Kami, para pejuang, mengorbankan segalanya. Malam-malam tanpa tidur, tubuh yang luka, dan tetes darah yang mengering di seragam lusuh. Kami berjuang bukan untuk kemuliaan pribadi, bukan untuk kekayaan, tapi untuk sebuah mimpi: mimpi tentang sebuah negeri yang merdeka, adil, dan sejahtera. Kami percaya, setelah badai berlalu, pelangi akan muncul, membawa harapan dan kebahagiaan bagi semua.
Namun, rintihan ini kini terdengar. Bukan dari medan perang yang bergemuruh, melainkan dari sudut-sudut sepi di mana kami mencoba bertahan hidup. Kami tak menduga, setelah kemenangan diraih, begitu caramu memperlakukan kami. Janji-janji kemakmuran berubah menjadi debu, pengakuan atas jasa-jasa kami luntur ditelan waktu. Kami yang dulu dielu-elukan sebagai pahlawan, kini sering kali dilupakan, bahkan diacuhkan.
Narasi ini bukan tentang penyesalan. Kami tidak pernah menyesal telah berjuang. Jiwa kami masih menyala dengan semangat kemenangan. Namun, ini adalah panggilan hati. Panggilan untuk mengingatkan bahwa kemenangan bukanlah akhir dari perjuangan, melainkan awal dari tanggung jawab. Tanggung jawab untuk merawat dan menghargai mereka yang telah mengorbankan segalanya.

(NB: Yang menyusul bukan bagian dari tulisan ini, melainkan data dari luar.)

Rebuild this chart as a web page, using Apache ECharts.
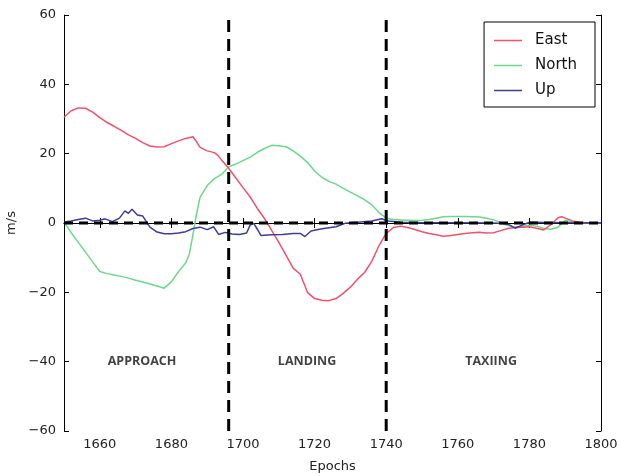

Mari kita lihat ke belakang, bukan untuk meratapi masa lalu, melainkan untuk menguatkan langkah ke depan. Mari kita bangun kembali fondasi yang dulu kita perjuangkan bersama. Jadikan rintihan ini sebagai motivasi untuk memperbaiki diri. Untuk membangun sebuah bangsa yang tidak hanya menghargai pahlawannya, tetapi juga memastikan setiap individu merasakan arti sejati dari kemenangan: keadilan, kesejahteraan, dan kehormatan.
Kemenangan sejati bukanlah saat bendera berkibar, tetapi saat janji-janji yang diperjuangkan terpenuhi. Mari kita teruskan perjuangan mereka, dengan cara yang lebih bermartabat dan lebih adil.